Before 2013, murals were not allowed, but these are not graffiti, but real works of art.
So Colleen and some others petitioned for the law change, and are in charge of pairing the artist with the homeowner.
Some are very detailed -
And some take advantage of what is already there...
This whole street is covered with murals.
I think this was my very favorite. Just beautiful!
On my departure day, Rosemary drove me to the airport, and we took a little detour to Guanajuato. From there we took a bus on a very long windy road up to the Christ the King statue.
We're headed up to the top of that hill.
Beautiful scenery along the way!
We made it!
Great views in all directions.
There was a church inside the statue.
This statue, built in 1944, is one of the most historical important religious shrines in Mexico and marks the country's geographical center.
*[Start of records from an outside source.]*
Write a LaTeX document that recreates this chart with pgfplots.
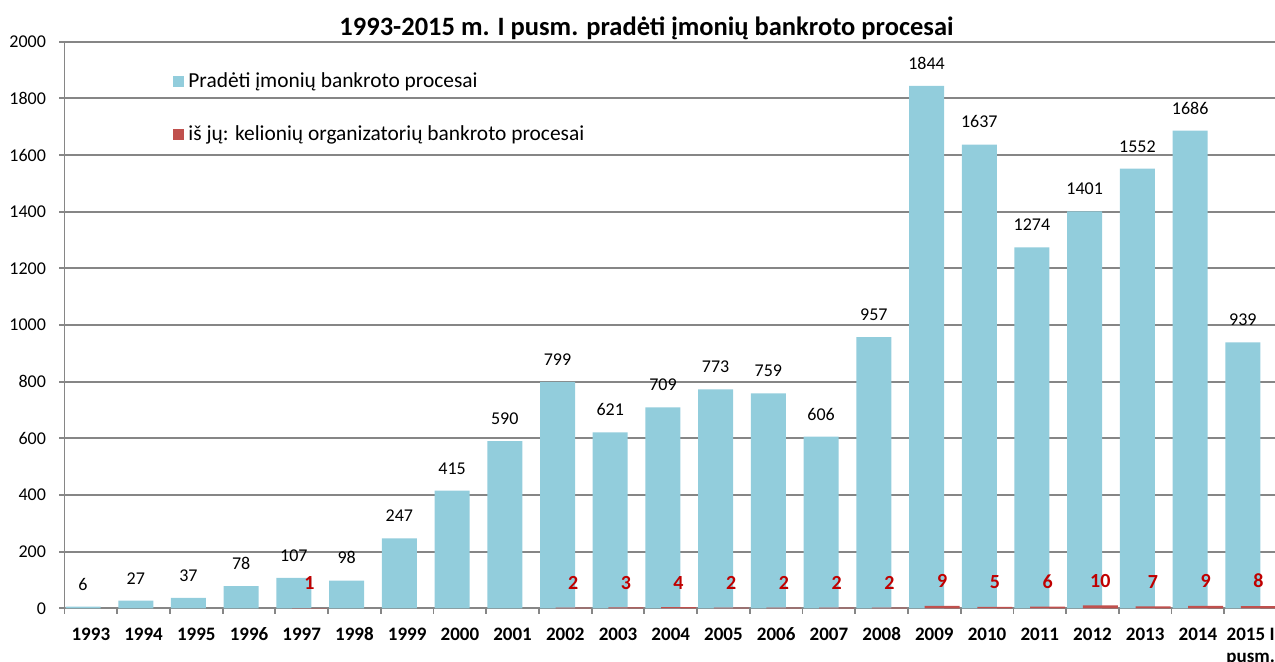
\documentclass[border=0pt]{standalone}
\usepackage{pgfplots}
\pgfplotsset{compat=1.18}
\usepackage{fontspec}
\setmainfont{Carlito}
\definecolor{barblue}{RGB}{146,205,220}
\definecolor{barred}{RGB}{192,80,77}
\definecolor{labred}{RGB}{192,0,0}
\definecolor{gridgray}{RGB}{134,134,134}
\begin{document}
\begin{tikzpicture}
\begin{axis}[
    at={(32.25pt,26.35pt)}, anchor=south west,
    scale only axis,
    width=606.25pt, height=283.3pt,
    xmin=-0.5, xmax=22.5,
    ymin=0, ymax=2000,
    axis x line*=bottom, axis y line*=left,
    axis line style={gridgray, line width=0.9pt},
    ytick={0,200,...,2000},
    ymajorgrids,
    grid style={gridgray, line width=0.9pt},
    tick style={gridgray, line width=0.9pt},
    major tick length=2.75pt,
    tick align=outside,
    % tick marks sit at the category borders, labels are moved to the centres
    xtick={-0.5,0.5,...,21.5},
    xticklabels={1993,1994,1995,1996,1997,1998,1999,2000,2001,2002,2003,2004,2005,2006,2007,2008,2009,2010,2011,2012,2013,2014,{2015 I\\pusm.}},
    xticklabel style={font=\bfseries\fontsize{9.5}{11}\selectfont, align=center, xshift=13.18pt, yshift=-3.5pt},
    yticklabel style={font=\fontsize{9}{11}\selectfont, xshift=-3pt},
    /pgf/number format/assume math mode=true,
    /pgf/number format/1000 sep={},
    title={1993-2015 m. I pusm. pradėti įmonių bankroto procesai},
    title style={at={(0.48,1)}, anchor=center, yshift=0.85pt, font=\bfseries\fontsize{13.25}{15}\selectfont},
    ybar, bar width=17.5pt,
    legend style={at={(0.0895,0.883)}, anchor=west, draw=none, fill=none,
        font=\fontsize{10.7}{12.5}\selectfont, row sep=13.5pt, inner sep=0pt},
    legend cell align=left,
    legend image code/.code={\fill[#1] (0pt,-2.75pt) rectangle (5.5pt,2.75pt);},
]
\addplot[fill=barblue, draw=none, bar shift=-3.9pt,
    nodes near coords,
    nodes near coords style={font=\fontsize{9}{11}\selectfont, black, yshift=4.7pt}]
coordinates {
    (0,6) (1,27) (2,37) (3,78) (4,107) (5,98) (6,247) (7,415) (8,590)
    (9,799) (10,621) (11,709) (12,773) (13,759) (14,606) (15,957)
    (16,1844) (17,1637) (18,1274) (19,1401) (20,1552) (21,1686) (22,939)
};
\addlegendentry{Pradėti įmonių bankroto procesai}
\addplot[fill=barred, draw=none, bar shift=3.9pt,
    nodes near coords,
    nodes near coords style={font=\bfseries\fontsize{10}{12}\selectfont, labred, yshift=5.5pt}]
coordinates {
    (4,1) (9,2) (10,3) (11,4) (12,2) (13,2) (14,2) (15,2)
    (16,9) (17,5) (18,6) (19,10) (20,7) (21,9) (22,8)
};
\addlegendentry{iš jų: kelionių organizatorių bankroto procesai}
\end{axis}
\pgfresetboundingbox
\useasboundingbox (0,0) rectangle (637.5pt,330.5pt);
\end{tikzpicture}
\end{document}
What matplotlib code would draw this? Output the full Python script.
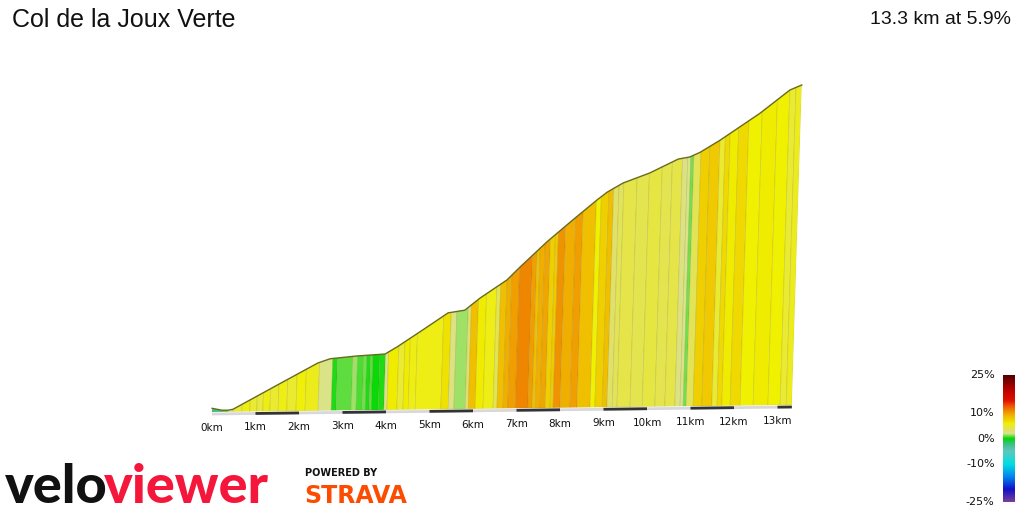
import numpy as np
import matplotlib
matplotlib.use('Agg')
import matplotlib.pyplot as plt
import matplotlib.transforms as mtransforms
from matplotlib.colors import LinearSegmentedColormap
from matplotlib.patches import Polygon

# climb profile: distance (km) and elevation (m)
dist = [0.00, 0.23, 0.37, 0.48, 1.48, 2.40, 2.68, 3.29, 3.94, 4.21, 4.79, 5.36,
        5.74, 6.08, 6.69, 6.98, 7.58, 8.16, 8.70, 8.93, 9.29, 9.90, 10.54,
        10.81, 11.04, 11.49, 12.39, 13.06, 13.33]
elev = [985, 980, 980, 982, 1040, 1093, 1103, 1109, 1113, 1130, 1171, 1212,
        1218, 1247, 1291, 1322, 1383, 1436, 1484, 1503, 1525, 1549, 1582,
        1587, 1598, 1627, 1692, 1748, 1760]
base_elev = 976

# coloured gradient stripes: start km and gradient (%)
stripe_start = [0.00, 0.23, 0.37, 0.48, 0.69, 0.87, 1.03, 1.17, 1.33, 1.52,
                1.72, 1.93, 2.14, 2.44, 2.74, 2.85, 3.20, 3.31, 3.45, 3.52,
                3.61, 3.66, 3.82, 3.95, 4.02, 4.25, 4.39, 4.51, 4.67, 5.26,
                5.43, 5.56, 5.82, 5.89, 6.05, 6.23, 6.46, 6.55, 6.69, 6.80,
                6.97, 7.26, 7.36, 7.43, 7.54, 7.66, 7.77, 7.84, 8.00, 8.23,
                8.39, 8.69, 8.80, 8.97, 9.08, 9.20, 9.31, 9.61, 9.89, 10.18,
                10.41, 10.64, 10.76, 10.83, 10.90, 11.06, 11.26, 11.49, 11.61,
                11.72, 11.91, 12.14, 12.44, 12.78, 13.06, 13.20]
stripe_grade = [-2.5, 0.3, 2.2, 4.8, 5.5, 5.0, 4.6, 5.5, 5.0, 5.6,
                5.0, 5.8, 5.4, 2.3, 0.3, 0.8, 1.5, 0.6, 1.0, 0.3,
                0.8, 0.0, 0.3, 2.3, 6.2, 5.0, 6.2, 5.5, 5.6, 6.5,
                2.5, 1.5, 3.0, 8.5, 6.2, 5.5, 4.0, 8.5, 9.3, 10.0,
                11.0, 10.0, 8.5, 9.3, 9.7, 7.5, 8.0, 10.5, 9.3, 10.0,
                8.5, 6.0, 7.5, 8.5, 3.2, 3.8, 4.2, 4.0, 4.4, 4.0,
                4.2, 2.5, 2.2, 1.0, 3.8, 7.5, 8.0, 5.0, 7.0,
                6.2, 7.0, 6.0, 6.2, 6.0, 5.0, 5.3]

km_ticks = list(range(0, 14))
legend_ticks = [25, 10, 0, -10, -25]

title = 'Col de la Joux Verte'
summary = '13.3 km at 5.9%'

grade_colors = [(-25, '#7a3f9a'), (-20, '#1010c8'), (-15, '#0088f0'),
                (-10, '#00e0e0'), (-5, '#5cc8c0'), (-2, '#38c080'),
                (0, '#00d800'), (2, '#d8e48c'), (3, '#e0e070'), (4, '#e4e450'),
                (5, '#eaea30'), (6, '#f0f000'), (7, '#f0d800'), (8.5, '#f0c000'),
                (10, '#f0a000'), (11, '#ee8800'), (13, '#f05000'),
                (15, '#e01000'), (20, '#b00000'), (25, '#500000')]
cmap = LinearSegmentedColormap.from_list(
    'grade', [((g + 25) / 50, c) for g, c in grade_colors])

W, H = 1024, 512
PX_PER_KM = 43.5
M_PER_PX = 2.45

fig = plt.figure(figsize=(W / 100, H / 100), dpi=100)


def fx(x):
    return x / W


def fy(y):
    return 1 - y / H


ax = fig.add_axes([fx(212), 100 / H, 13.3 * PX_PER_KM / W, 330 / H])
ax.axis('off')

# slight perspective: baseline rises to the right, stripes lean right
x0, y0 = 212, 100
skew = (mtransforms.Affine2D().translate(-x0, -y0)
        .skew(np.arctan(0.031), np.arctan(0.0121)).translate(x0, y0))
trans = ax.transData + skew

total = dist[-1]
verts = [(0, base_elev)] + list(zip(dist, elev)) + [(total, base_elev)]
face = Polygon(verts, closed=True, transform=trans, facecolor='none',
               edgecolor='none')

widths = np.diff(stripe_start + [total])
colors = [cmap((g + 25) / 50) for g in stripe_grade]
bars = ax.bar(stripe_start, max(elev) - base_elev + 20, width=widths,
              bottom=base_elev, align='edge', color=colors,
              edgecolor=(0.35, 0.35, 0.1, 0.18), linewidth=0.5,
              transform=trans)
for b in bars:
    b.set_clip_path(face)
    b.set_clip_box(None)

ax.plot(dist, elev, color='#6a6a1e', lw=1.0, transform=trans,
        solid_joinstyle='round', clip_on=False)

# distance scale under the profile
down = trans + mtransforms.Affine2D().translate(0, -2)
ax.plot([0, total], [base_elev, base_elev], color='#d8d8d8', lw=2.0,
        transform=down, clip_on=False, solid_capstyle='butt')
for k in km_ticks[1::2]:
    ax.plot([k, min(k + 1, total)], [base_elev, base_elev], color='#333333',
            lw=2.0, transform=down, clip_on=False, solid_capstyle='butt')

lab = trans + mtransforms.Affine2D().translate(0, -16)
for k in km_ticks:
    ax.text(k, base_elev, f'{k}km', transform=lab, ha='center', va='center',
            fontsize=7.5, family='DejaVu Sans', color='#111111')

ax.set_xlim(0, 13.3)
ax.set_ylim(base_elev, base_elev + 330 * M_PER_PX)

# titles
fig.text(fx(12), fy(20), title, ha='left', va='center', fontsize=18,
         family='Liberation Sans', color='#111111')
fig.text(fx(1011), fy(20), summary, ha='right', va='center', fontsize=14,
         family='Liberation Sans', color='#111111')

# gradient legend
cax = fig.add_axes([fx(1003), fy(502), 12 / W, 127 / H])
cax.imshow(np.linspace(25, -25, 256)[:, None], aspect='auto', cmap=cmap,
           vmin=-25, vmax=25, extent=(0, 1, -25, 25))
cax.set_ylim(-25, 25)
cax.axis('off')
for v in legend_ticks:
    cax.text(-0.7, v, f'{v}%', transform=cax.get_yaxis_transform(),
             ha='right', va='center', fontsize=8, family='DejaVu Sans',
             color='#111111')

# logo
t1 = fig.text(fx(5), fy(503), 'velo', ha='left', va='baseline', fontsize=39,
              family='Lato', fontweight='black', color='#111111')
renderer = fig.canvas.get_renderer()
bb = t1.get_window_extent(renderer)
fig.text((bb.x1 - 4) / W, fy(503), 'viewer', ha='left', va='baseline',
         fontsize=39, family='Lato', fontweight='black', color='#f5163b')
fig.text(fx(305), fy(473), 'POWERED BY', ha='left', va='center', fontsize=7,
         family='DejaVu Sans', fontweight='bold', color='#111111')
fig.text(fx(304), fy(503), 'STRAVA', ha='left', va='baseline', fontsize=17,
         family='DejaVu Sans', fontweight='heavy', color='#fc4c02')

fig.savefig('out.png', dpi=100)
It is 75 ft high, on top of a 8900' mountain. After spending a little time here, we went back down the mountain and to the airport.
So goodbye, San Miguel! I will definitely miss your beauty -
Wow! Two on one trip! Three of us booked a tour to Teotihuacan, about 25 miles NE of Mexico City. It was a very long drive. This was our first view of the Pyramid of the Sun.
Walking towards it, I was reminded of all the vendors at Chichen Itza.
Rosemary, Janet and I, along with the other person on the tour, and our guide, Pablo. We liked him so much on the butterfly tour that we booked with him again. You can contact him at email@example.com if you're ever in San Miguel.
Janet and I walking to the top of the Pyramid of the Sun. It's the 3rd largest pyramid in the world! Notice wimpy Diana is holding on, and Janet with the broken arm is not...
Rosemary posing at the top. We made it! And it wasn't easy, since we're at 7000' elevation.
Back down at the bottom, we walked along the Avenue of the Dead, towards the Pyramid of the Moon.
Along the way there was a very nice mural of a jaguar.
This city was established around 100 BC, and was the 6th largest city in the world at one time, with a population of 125,000 or more. It was mostly gone by 500 AD.
Rosemary and Janet also climbed the Pyramid of the Moon, but I passed since I had a headache from the high altitude. So Pablo took a picture of loser me...
Another view back to the Pyramid of the Sun. You can barely see the people at the top.
We walked over to the Palace, where the elite lived.
We saw some more murals -
And well-preserved carvings.
We then walked back around the Pyramid of the Sun, where we saw the formations that create a shadow that looks like a snake at the Equinox.
We also went through the museum. Some of it was quite nice -
But some was a little creepy. Apparently there was human sacrifice here...
After our tour, we went to a nearby restaurant for lunch/dinner. They have their own Mezcal factory.